At a hefty 1631 bytes and a change of syntax, I have managed to get division under 20 000 t-states and multiplication at about 13000 t-states.


The change of syntax is basically using the exponent as 16384 for 0, sign is bit 15, and these together comprise the first two bytes in little-endian. The following 8 bytes are the mantissa and are also little-endian (it was big-endian before).


I also changed how the multiplication and division routines are done. For the division at each step, instead of doing 8 8x8->16 multiplications, it is faster to do 4 8x16->24 multiplications. For the multiplication, instead of doing 16 16x16->32 multiplications, I do 32 8x16->24 multiplications.

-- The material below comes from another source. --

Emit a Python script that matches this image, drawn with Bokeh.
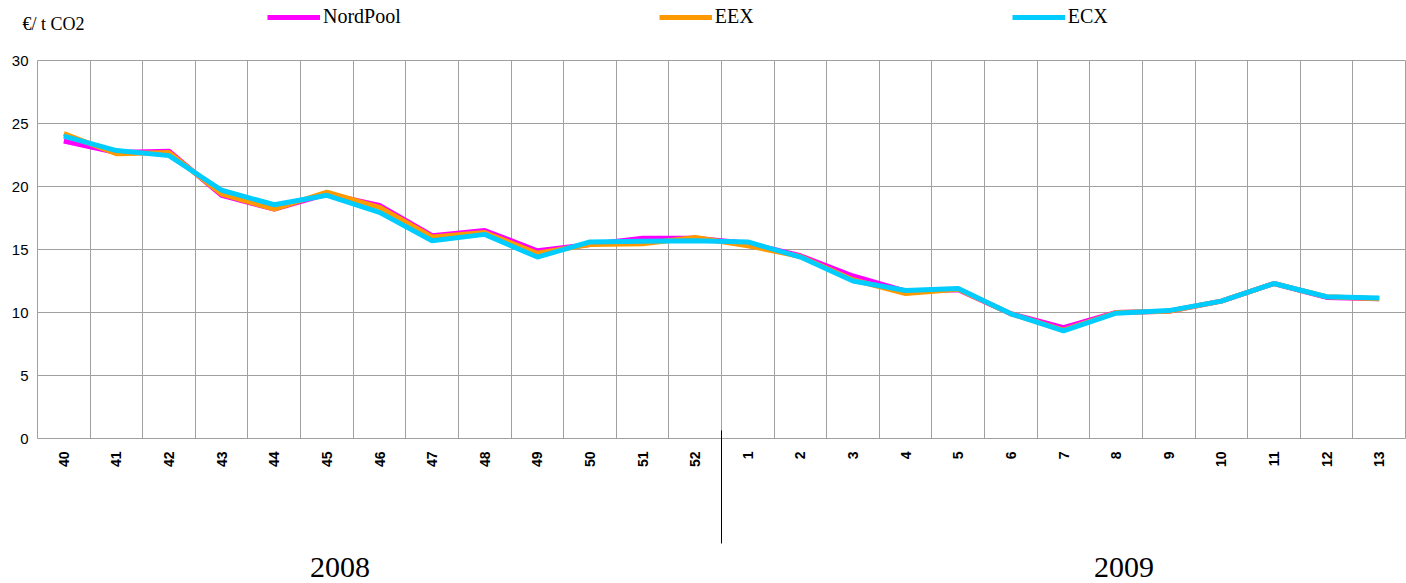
from math import pi
from bokeh.plotting import figure
from bokeh.layouts import column
from bokeh.models import (FixedTicker, Range1d, Legend, LegendItem, LinearAxis, Label)
from bokeh.embed import file_html
from bokeh.resources import INLINE

# ---- data ----
weeks = ["40", "41", "42", "43", "44", "45", "46", "47", "48", "49", "50", "51", "52",
         "1", "2", "3", "4", "5", "6", "7", "8", "9", "10", "11", "12", "13"]
nordpool = [23.6, 22.7, 22.8, 19.3, 18.2, 19.4, 18.5, 16.1, 16.5, 14.9, 15.4, 15.9, 15.9,
            15.5, 14.5, 12.9, 11.7, 11.8, 9.9, 8.8, 10.0, 10.1, 10.9, 12.3, 11.2, 11.1]
eex = [24.2, 22.6, 22.7, 19.4, 18.2, 19.55, 18.35, 16.0, 16.35, 14.7, 15.4, 15.45, 15.95,
       15.3, 14.45, 12.6, 11.5, 11.85, 9.9, 8.6, 10.0, 10.1, 10.9, 12.3, 11.25, 11.1]
ecx = [24.0, 22.85, 22.45, 19.7, 18.55, 19.3, 17.95, 15.7, 16.2, 14.4, 15.6, 15.65, 15.7,
       15.6, 14.4, 12.5, 11.75, 11.9, 9.9, 8.55, 9.95, 10.15, 10.9, 12.3, 11.25, 11.15]
series_names = ["NordPool", "EEX", "ECX"]
series_colors = ["#FF00FF", "#FF9900", "#00CCFF"]
years = ["2008", "2009"]
y_ticks = [0, 5, 10, 15, 20, 25, 30]
y_title = "€/ t CO2"

n = len(weeks)
centers = [i + 0.5 for i in range(n)]
year_break = weeks.index("1")          # boundary between the two years
year_pos = [5.75, 20.65]               # where the year captions sit

GRID = "#a0a0a0"
W = 1406
HEAD_H = 52
MAIN_H = 583 - HEAD_H

# ---------------- header: unit caption + legend ----------------
head = figure(width=W, height=HEAD_H, output_backend="svg", toolbar_location=None,
              x_axis_location=None, y_axis_location=None,
              x_range=Range1d(0, W), y_range=Range1d(0, HEAD_H),
              min_border=0, min_border_left=0, min_border_right=0,
              min_border_top=0, min_border_bottom=0)
head.frame_align = False
head.grid.visible = False
head.outline_line_color = None
head.background_fill_color = "white"
head.border_fill_color = "white"

nan = float("nan")
legend_rends = [head.line([nan], [nan], line_color=c, line_width=5) for c in series_colors]
lg = Legend(items=[LegendItem(label=nm, renderers=[r]) for nm, r in zip(series_names, legend_rends)],
            orientation="horizontal", location=(267, 24),
            padding=0, margin=0, spacing=258, border_line_color=None,
            background_fill_alpha=0, glyph_width=53, glyph_height=20,
            label_height=20, label_standoff=3,
            label_text_font="Liberation Serif", label_text_font_size="20px",
            label_text_color="black")
head.add_layout(lg)
head.add_layout(Label(x=22, y=HEAD_H - 23, text=y_title, text_font="Liberation Serif",
                      text_font_size="18px", text_color="black",
                      text_baseline="alphabetic"))

# ---------------- main chart ----------------
p = figure(width=W, height=MAIN_H, output_backend="svg", toolbar_location=None,
           x_range=Range1d(0, n), y_range=Range1d(0, 30),
           min_border_left=37, min_border_right=1, min_border_top=8, min_border_bottom=145)
p.frame_align = False
p.background_fill_color = "white"
p.border_fill_color = "white"
p.outline_line_color = GRID

for vals, c in zip([nordpool, eex, ecx], series_colors):
    p.line(centers, vals, line_color=c, line_width=5)

# x axis (weeks) with the year separator as a long minor tick
xa = p.xaxis[0]
xa.ticker = FixedTicker(ticks=centers, minor_ticks=[year_break])
xa.major_label_overrides = {c: w for c, w in zip(centers, weeks)}
xa.major_label_orientation = pi / 2
xa.major_tick_line_color = None
xa.major_tick_out = 0
xa.major_tick_in = 0
xa.minor_tick_line_color = "black"
xa.minor_tick_line_width = 1
xa.minor_tick_in = 8
xa.minor_tick_out = 105
xa.major_label_standoff = 13 - 105
xa.axis_line_color = None
xa.major_label_text_font = "Liberation Sans"
xa.major_label_text_font_size = "14px"
xa.major_label_text_font_style = "bold"
xa.major_label_text_color = "black"

# second x axis (years)
xa2 = LinearAxis(ticker=FixedTicker(ticks=year_pos),
                 major_label_overrides={year_pos[0]: years[0], year_pos[1]: years[1]})
xa2.axis_line_color = None
xa2.major_tick_line_color = None
xa2.minor_tick_line_color = None
xa2.major_tick_out = 0
xa2.major_tick_in = 0
xa2.major_label_standoff = 87
xa2.major_label_text_font = "Liberation Serif"
xa2.major_label_text_font_size = "30px"
xa2.major_label_text_color = "black"
p.add_layout(xa2, "below")

# y axis
ya = p.yaxis[0]
ya.ticker = FixedTicker(ticks=y_ticks)
ya.major_tick_line_color = None
ya.minor_tick_line_color = None
ya.major_tick_out = 0
ya.major_tick_in = 0
ya.axis_line_color = None
ya.major_label_standoff = 9
ya.major_label_text_font = "Liberation Sans"
ya.major_label_text_font_size = "15px"
ya.major_label_text_color = "black"

# grid
p.xgrid.ticker = FixedTicker(ticks=list(range(n + 1)))
p.xgrid.grid_line_color = GRID
p.ygrid.grid_line_color = GRID

layout = column(head, p, spacing=0)
open("out.html", "w").write(file_html(layout, INLINE))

I should also note that I have these timings without code to check for overflow, zero, infinities, or NAN, but I changed exponent storage to make these easier to do. Now if I can get addition and subtraction in this new format, I will be tempted to write some really slow routines for exponentials, logs, and trig functions. Then they will be available until I have time to actually design much faster algorithms.


Also, I have been trying to think of a way to make a "geometric mean" function. Basically, the geometric mean of 'a' and 'b' is sqrt(ab). I could just multiply and perform the square root, but for the past few months I have been having the idea of fusing the two operations into one. The idea would be that since an NxN multiplication would return a number of size 2N, then I can try to get 2 bits at a time of the multiplication. For restoring squares square root, it takes in the upper two bits at each iteration, so I can feed the bits directly from the multiplication into the square root algorithm without worrying about storing a 128-bit integer, and while getting full precision to 64 bits (instead of multiplying to get a 64-bit approximation and taking the square root of that).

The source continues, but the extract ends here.